Born in 1863, Coubertin had grown up in the shadow of his country's devastating defeat in the Franco-Prussian War of 1870-71. He decided that France had lost the war due to physical and spiritual flabbiness caused primarily by poor educational methods.
A boxer, fencer, and rower as a young man, Coubertin determined to devote his life to education and, especially, to physical education. His ideas fit in exactly with England's "muscular Christianity" movement, which espoused moral and intellectual development based on physical fitness.
Coubertin visited England several times to see first-hand how sport was used in public schools, and he also traveled to the United States with the same goal. In 1889, he organized the Congress of Physical Education in Paris and the following year he made his visit to Much Wenlock to talk to "Penny" Brooke about the Olympian Society.

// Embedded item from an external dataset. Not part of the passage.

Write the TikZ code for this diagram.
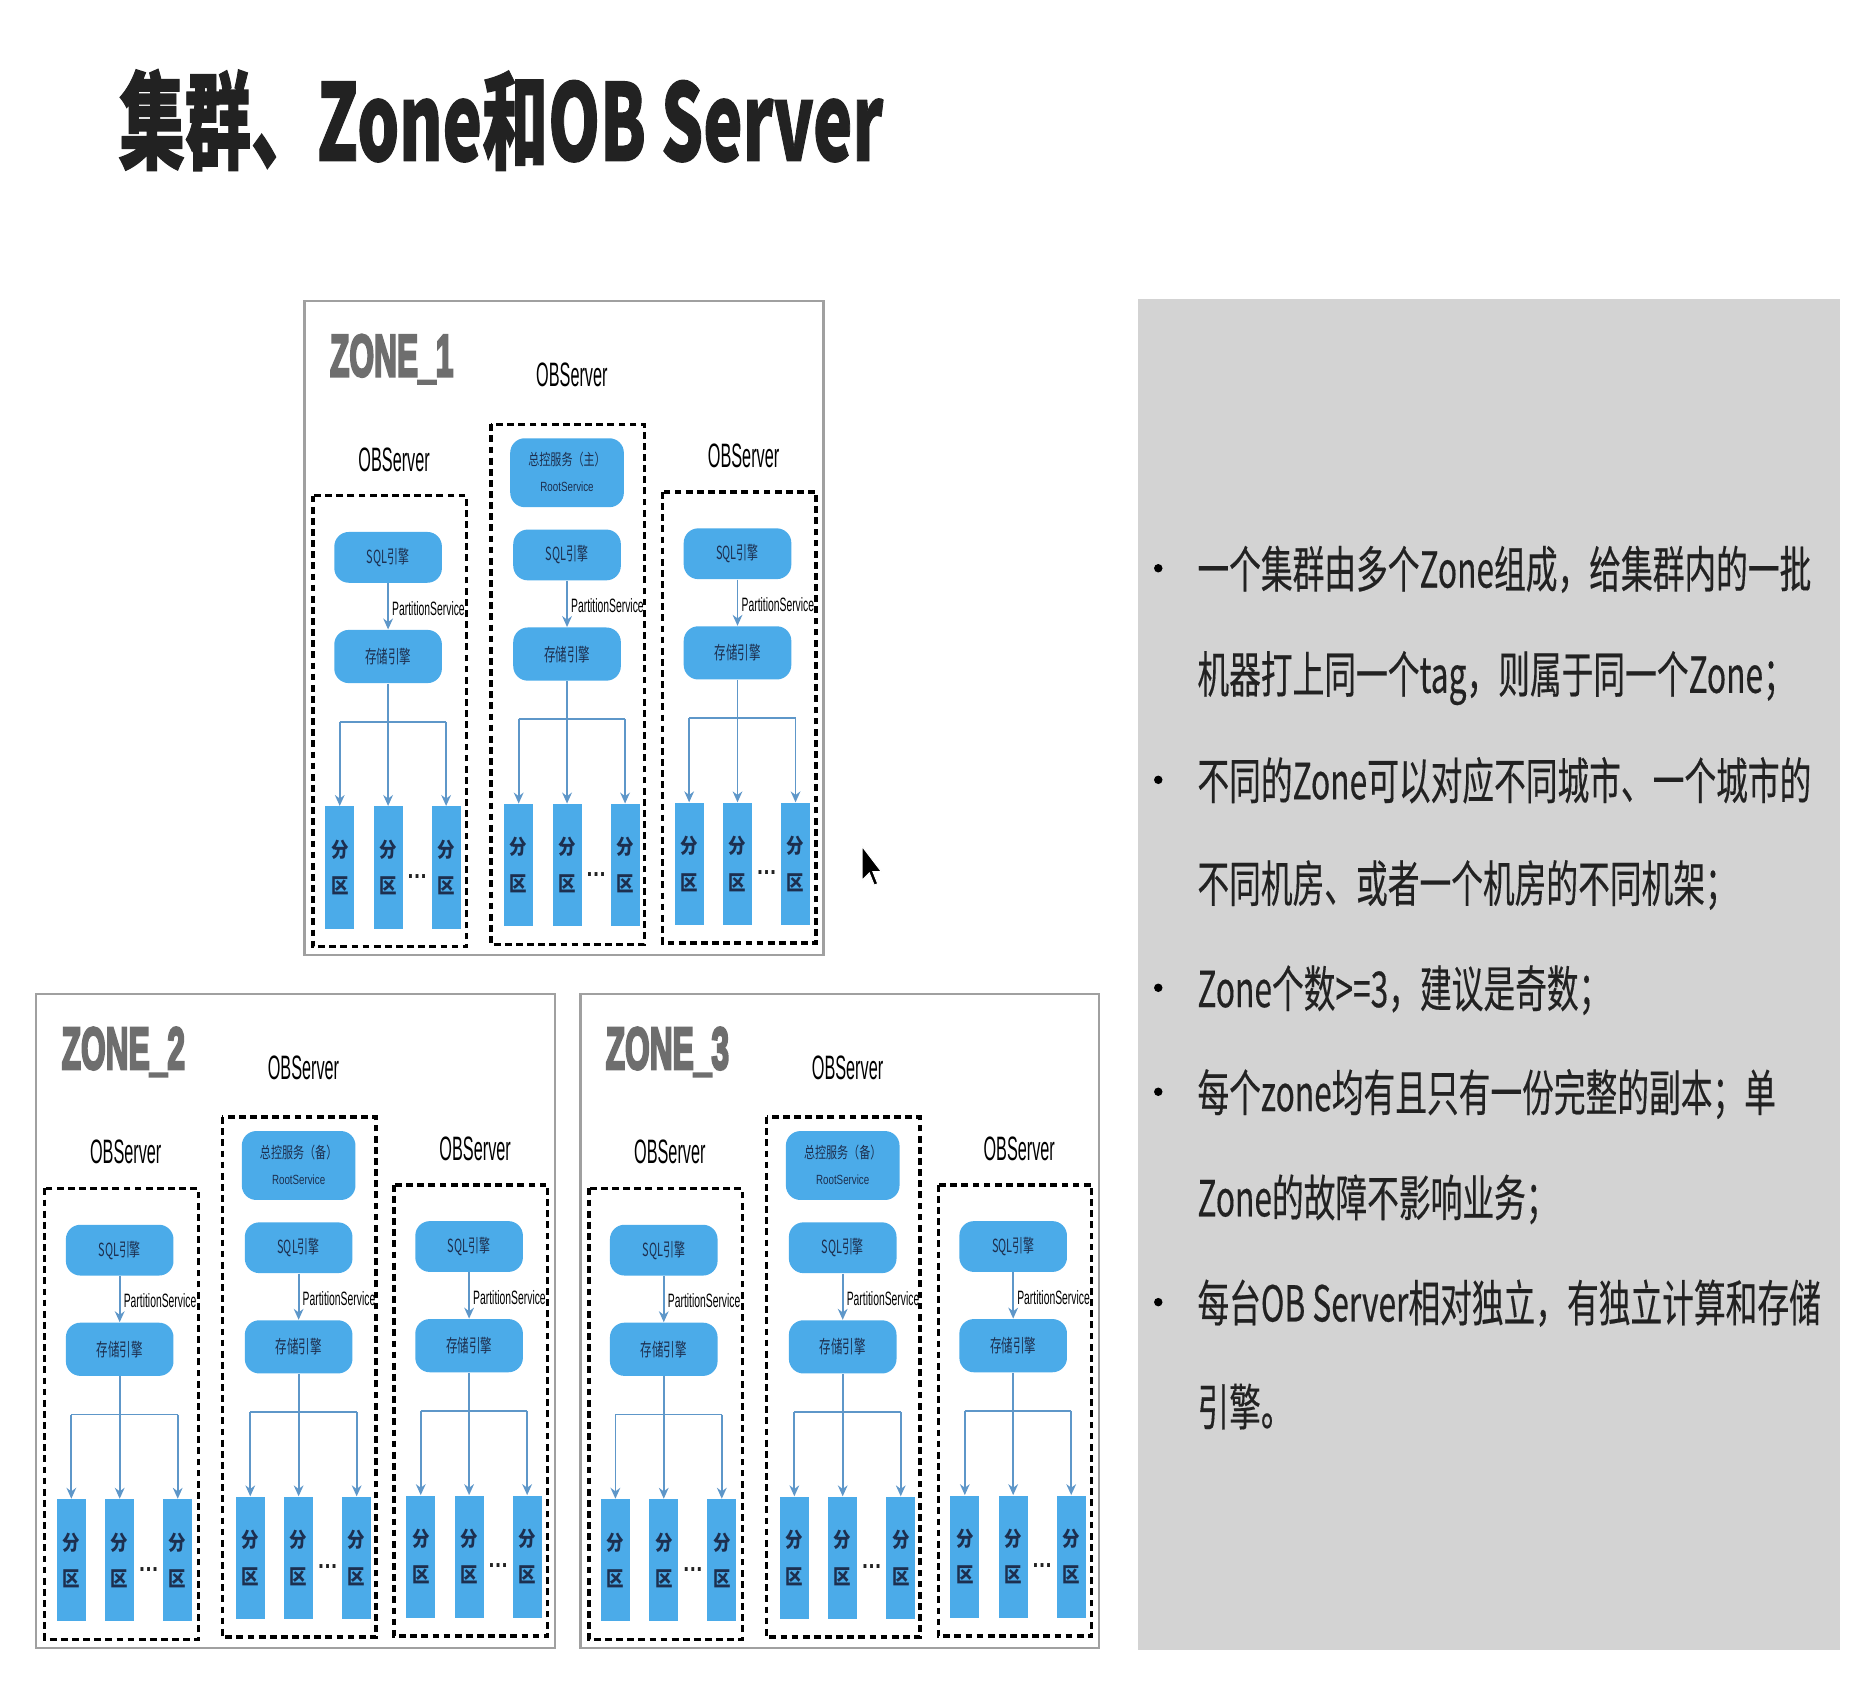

The idea of reviving the Olympics as a true international festival grew out of that meeting. Coubertin began openly espousing the idea in 1892, but attracted little notice. Despite repeated rebuffs, not only from his own countrymen but from the English and the Americans as well, Coubertin persisted. On June 23, 1894, he presided over a meeting of 79 delegates, representing 12 countries, who unanimously voted for the restoration of the Olympic games.
As a result, the International Olympic Committee (IOC) was organized, with the goal of staging the first modern Olympics in Paris in 1900. Pressed by Coubertin, the IOC soon decided to aim for 1896, with Athens as the site.
That idea, too, met with resistance, especially from the government of Greece. But when Georgios Averoff of Alexandria donated 920,000 gold drachmas to build an Olympic stadium in Athens, the resistance folded, and the King of Greece himself opened the first modern Olympic Games on April 5, 1896 (March 24 on the Greek calendar).